**What is asked**
Only the lines from the start of the data through the line containing "capthick=1.4, zorder=1)" should be written out, exactly as they are, with both ends included and the pictures left out.

--- start Recorded information ---

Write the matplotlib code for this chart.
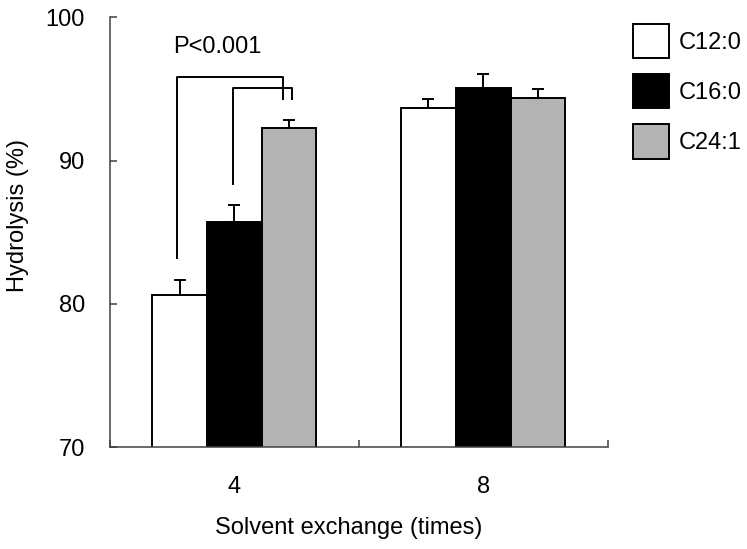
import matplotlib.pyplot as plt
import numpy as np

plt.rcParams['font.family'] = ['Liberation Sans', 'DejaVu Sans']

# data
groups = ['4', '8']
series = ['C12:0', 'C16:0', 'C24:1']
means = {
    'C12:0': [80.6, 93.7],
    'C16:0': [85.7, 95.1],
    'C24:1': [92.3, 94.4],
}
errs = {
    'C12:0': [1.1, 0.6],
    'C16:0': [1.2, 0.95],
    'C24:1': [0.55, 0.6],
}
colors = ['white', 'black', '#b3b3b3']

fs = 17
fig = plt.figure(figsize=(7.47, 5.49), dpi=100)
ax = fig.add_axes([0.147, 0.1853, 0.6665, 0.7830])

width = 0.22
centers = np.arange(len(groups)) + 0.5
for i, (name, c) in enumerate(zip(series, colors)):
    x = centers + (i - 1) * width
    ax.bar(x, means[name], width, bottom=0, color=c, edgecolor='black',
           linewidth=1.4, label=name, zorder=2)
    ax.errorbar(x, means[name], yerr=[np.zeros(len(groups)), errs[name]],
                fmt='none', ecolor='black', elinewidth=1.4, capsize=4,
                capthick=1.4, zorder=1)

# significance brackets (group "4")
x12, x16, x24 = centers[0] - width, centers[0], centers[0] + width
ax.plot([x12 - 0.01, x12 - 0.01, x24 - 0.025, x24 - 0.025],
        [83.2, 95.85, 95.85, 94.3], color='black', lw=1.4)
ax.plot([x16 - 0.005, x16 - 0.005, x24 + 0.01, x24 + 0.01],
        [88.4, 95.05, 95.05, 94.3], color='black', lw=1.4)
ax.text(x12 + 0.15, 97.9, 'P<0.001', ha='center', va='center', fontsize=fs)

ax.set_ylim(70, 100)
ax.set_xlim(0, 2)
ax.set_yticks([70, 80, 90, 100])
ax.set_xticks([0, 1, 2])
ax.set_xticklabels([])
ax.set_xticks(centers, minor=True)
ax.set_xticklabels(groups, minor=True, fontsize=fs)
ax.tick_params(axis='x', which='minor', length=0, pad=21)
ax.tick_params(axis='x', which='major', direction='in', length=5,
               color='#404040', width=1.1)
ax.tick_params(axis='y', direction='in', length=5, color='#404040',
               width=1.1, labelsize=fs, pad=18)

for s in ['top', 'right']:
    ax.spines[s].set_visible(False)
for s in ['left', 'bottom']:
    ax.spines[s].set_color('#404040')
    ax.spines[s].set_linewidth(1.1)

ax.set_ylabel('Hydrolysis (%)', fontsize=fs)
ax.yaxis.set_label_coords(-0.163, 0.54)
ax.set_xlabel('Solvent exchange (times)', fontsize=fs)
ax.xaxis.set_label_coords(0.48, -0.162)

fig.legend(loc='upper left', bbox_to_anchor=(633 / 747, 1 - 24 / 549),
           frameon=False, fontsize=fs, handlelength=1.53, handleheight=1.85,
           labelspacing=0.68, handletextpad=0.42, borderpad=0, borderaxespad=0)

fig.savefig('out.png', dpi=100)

--- end Recorded information ---

**Result for this exercise**
Write the matplotlib code for this chart.
import matplotlib.pyplot as plt
import numpy as np

plt.rcParams['font.family'] = ['Liberation Sans', 'DejaVu Sans']

# data
groups = ['4', '8']
series = ['C12:0', 'C16:0', 'C24:1']
means = {
    'C12:0': [80.6, 93.7],
    'C16:0': [85.7, 95.1],
    'C24:1': [92.3, 94.4],
}
errs = {
    'C12:0': [1.1, 0.6],
    'C16:0': [1.2, 0.95],
    'C24:1': [0.55, 0.6],
}
colors = ['white', 'black', '#b3b3b3']

fs = 17
fig = plt.figure(figsize=(7.47, 5.49), dpi=100)
ax = fig.add_axes([0.147, 0.1853, 0.6665, 0.7830])

width = 0.22
centers = np.arange(len(groups)) + 0.5
for i, (name, c) in enumerate(zip(series, colors)):
    x = centers + (i - 1) * width
    ax.bar(x, means[name], width, bottom=0, color=c, edgecolor='black',
           linewidth=1.4, label=name, zorder=2)
    ax.errorbar(x, means[name], yerr=[np.zeros(len(groups)), errs[name]],
                fmt='none', ecolor='black', elinewidth=1.4, capsize=4,
                capthick=1.4, zorder=1)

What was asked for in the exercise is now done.